Nvidia is ramping up its investment in the AI boom with new hires and licensing deals from AI hardware startup Groq.
Groq acknowledged in a blog post Wednesday that it has “entered into a non-exclusive license agreement with Nvidia for Groq's inference technology” and said the company will continue to operate independently.
The startup is known for its Language Processing Unit, a custom chip designed for AI inference, the process by which trained AI models make predictions and decisions. Groq was valued at about $6.9 billion three months ago and raised about $750 million in its latest funding round.
“As part of this agreement, Groq Founder Jonathan Ross, Groq President Sunny Madra, and other members of the Groq team will join Nvidia to help advance and scale the licensed technology,” Groq added in the blog.
People familiar with the matter told Business Insider on Wednesday that Nvidia will not acquire the chip startup.
Neither Nvidia nor Groq mentioned financial terms of the deal.
Jonathan Ross and Douglas Wightman were engineers at Google who started the project that became Google's first TPU chip before leaving to found Groq. TPUs are custom-made to accelerate large-scale machine learning tasks designed to handle AI workloads, and are the primary rival to Nvidia's GPUs.
The deal between the two companies comes amid a growing number of new types of deals in Silicon Valley. While traditional startups aim to go public or be acquired, new acquisition deals could leave some startup employees behind and benefit only a small number of staff and founders with desirable AI skills.
For example, in 2024, Google agreed to pay $2.5 billion to license Character.AI's technology, but only hired two superstar co-founders and 20% of the startup's employees.

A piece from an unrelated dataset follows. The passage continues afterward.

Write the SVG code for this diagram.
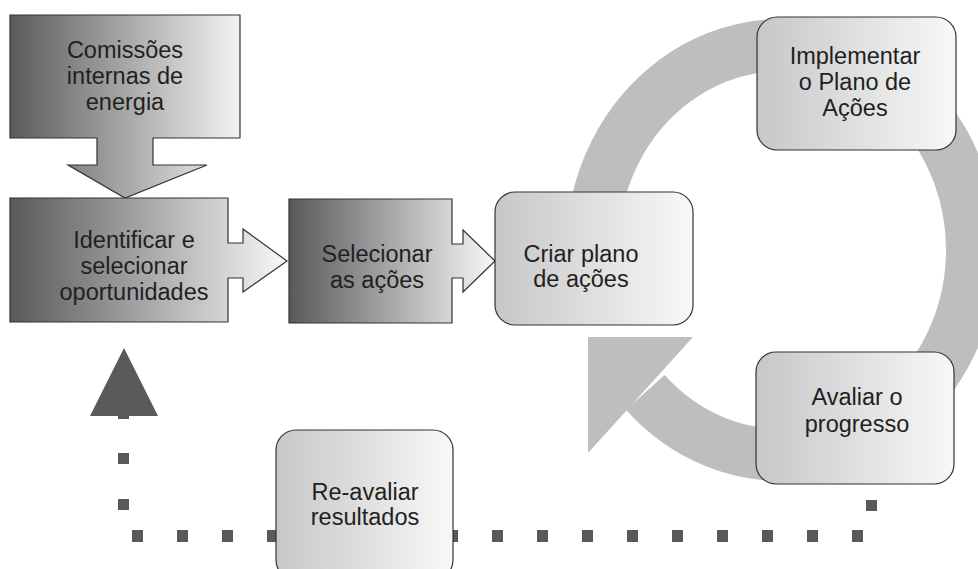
<svg xmlns="http://www.w3.org/2000/svg" width="978" height="569" viewBox="0 0 978 569">
<defs>
<linearGradient id="gDark1" gradientUnits="userSpaceOnUse" x1="10" y1="0" x2="240" y2="0"><stop offset="0" stop-color="#5a5b5d"/><stop offset="1" stop-color="#f3f3f3"/></linearGradient>
<linearGradient id="gDark2" gradientUnits="userSpaceOnUse" x1="10" y1="0" x2="287" y2="0"><stop offset="0" stop-color="#58595b"/><stop offset="1" stop-color="#f8f8f8"/></linearGradient>
<linearGradient id="gDark3" gradientUnits="userSpaceOnUse" x1="289" y1="0" x2="495" y2="0"><stop offset="0" stop-color="#58595b"/><stop offset="1" stop-color="#f8f8f8"/></linearGradient>
<linearGradient id="gLight" x1="0" y1="0" x2="1" y2="0"><stop offset="0" stop-color="#c6c7c9"/><stop offset="1" stop-color="#f8f8f8"/></linearGradient>
</defs>
<style>
.dark{stroke:#333;stroke-width:1.2}
.rbox{fill:url(#gLight);stroke:#333;stroke-width:1.2}
.t{font-family:"Liberation Sans",Arial,sans-serif;font-size:23.5px;fill:#231f20;text-anchor:middle}
.dot{fill:#58595b}
.ring{fill:none;stroke:#bcbec0;stroke-width:52}
</style>
<g id="cycle">
<path class="ring" d="M592,250 A190,205 0 1 1 645.3,392.4"/>
<polygon points="588,337 693,337 588,453" fill="#bcbec0"/>
</g>
<g id="connectors">
<rect class="dot" x="132" y="530" width="11" height="12"/>
<rect class="dot" x="177" y="530" width="11" height="12"/>
<rect class="dot" x="222" y="530" width="11" height="12"/>
<rect class="dot" x="267" y="530" width="11" height="12"/>
<rect class="dot" x="312" y="530" width="11" height="12"/>
<rect class="dot" x="357" y="530" width="11" height="12"/>
<rect class="dot" x="402" y="530" width="11" height="12"/>
<rect class="dot" x="447" y="530" width="11" height="12"/>
<rect class="dot" x="492" y="530" width="11" height="12"/>
<rect class="dot" x="537" y="530" width="11" height="12"/>
<rect class="dot" x="582" y="530" width="11" height="12"/>
<rect class="dot" x="627" y="530" width="11" height="12"/>
<rect class="dot" x="672" y="530" width="11" height="12"/>
<rect class="dot" x="717" y="530" width="11" height="12"/>
<rect class="dot" x="762" y="530" width="11" height="12"/>
<rect class="dot" x="807" y="530" width="11" height="12"/>
<rect class="dot" x="852" y="530" width="11" height="12"/>
<rect class="dot" x="866" y="500" width="11" height="11"/>
<rect class="dot" x="118" y="499" width="11" height="11"/>
<rect class="dot" x="118" y="453" width="11" height="11"/>
<rect class="dot" x="118" y="408" width="11" height="11"/>
<polygon class="dot" points="124,348 158,416 90,416"/>
</g>
<g id="comissoes">
<path class="dark" fill="url(#gDark1)" d="M10,15 H240 V138 H153 V165 H207 L125,198 L68,165 H97 V138 H10 Z"/>
<text class="t" x="125" y="58">Comissões</text>
<text class="t" x="125" y="84">internas de</text>
<text class="t" x="125" y="110">energia</text>
</g>
<g id="identificar">
<path class="dark" fill="url(#gDark2)" d="M10,198 H228 V243 H243 V229 L287,261 L243,292 V278 H228 V322 H10 Z"/>
<text class="t" x="134" y="248">Identificar e</text>
<text class="t" x="134" y="274">selecionar</text>
<text class="t" x="134" y="300">oportunidades</text>
</g>
<g id="selecionar">
<path class="dark" fill="url(#gDark3)" d="M289,199 H452 V244 H463 V230 L495,261 L463,292 V278 H452 V323 H289 Z"/>
<text class="t" x="377" y="262">Selecionar</text>
<text class="t" x="377" y="288">as ações</text>
</g>
<g id="criar">
<rect class="rbox" x="495" y="192" width="198" height="133" rx="20"/>
<text class="t" x="581" y="262">Criar plano</text>
<text class="t" x="581" y="287">de ações</text>
</g>
<g id="implementar">
<rect class="rbox" x="757" y="17" width="199" height="133" rx="20"/>
<text class="t" x="855" y="64">Implementar</text>
<text class="t" x="855" y="90">o Plano de</text>
<text class="t" x="855" y="116">Ações</text>
</g>
<g id="avaliar">
<rect class="rbox" x="756" y="352" width="198" height="132" rx="20"/>
<text class="t" x="857" y="405">Avaliar o</text>
<text class="t" x="857" y="432">progresso</text>
</g>
<g id="reavaliar">
<rect class="rbox" x="276" y="430" width="177" height="150" rx="20"/>
<text class="t" x="365" y="500">Re-avaliar</text>
<text class="t" x="365" y="525">resultados</text>
</g>
</svg>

That same year, AI developers Adept and Inflection signed similar deals with Amazon and Microsoft, respectively.
Most recently, Meta's acquisition of Scale AI was one of its biggest bets on talent, after Meta agreed to invest about $14 billion for a 49% stake and bring CEO Alexandr Wang on board to lead Meta Superintelligence Labs.
These acquisitions don't always work out. Windsurf employees were left in limbo after the AI coding startup was nearly acquired by OpenAI for $3 billion, but the deal fell through and the company was split up. Google spent billions of dollars hiring Windsurf's CEO and top engineers, but the remaining few hundred employees were acquired by another startup, Cognition.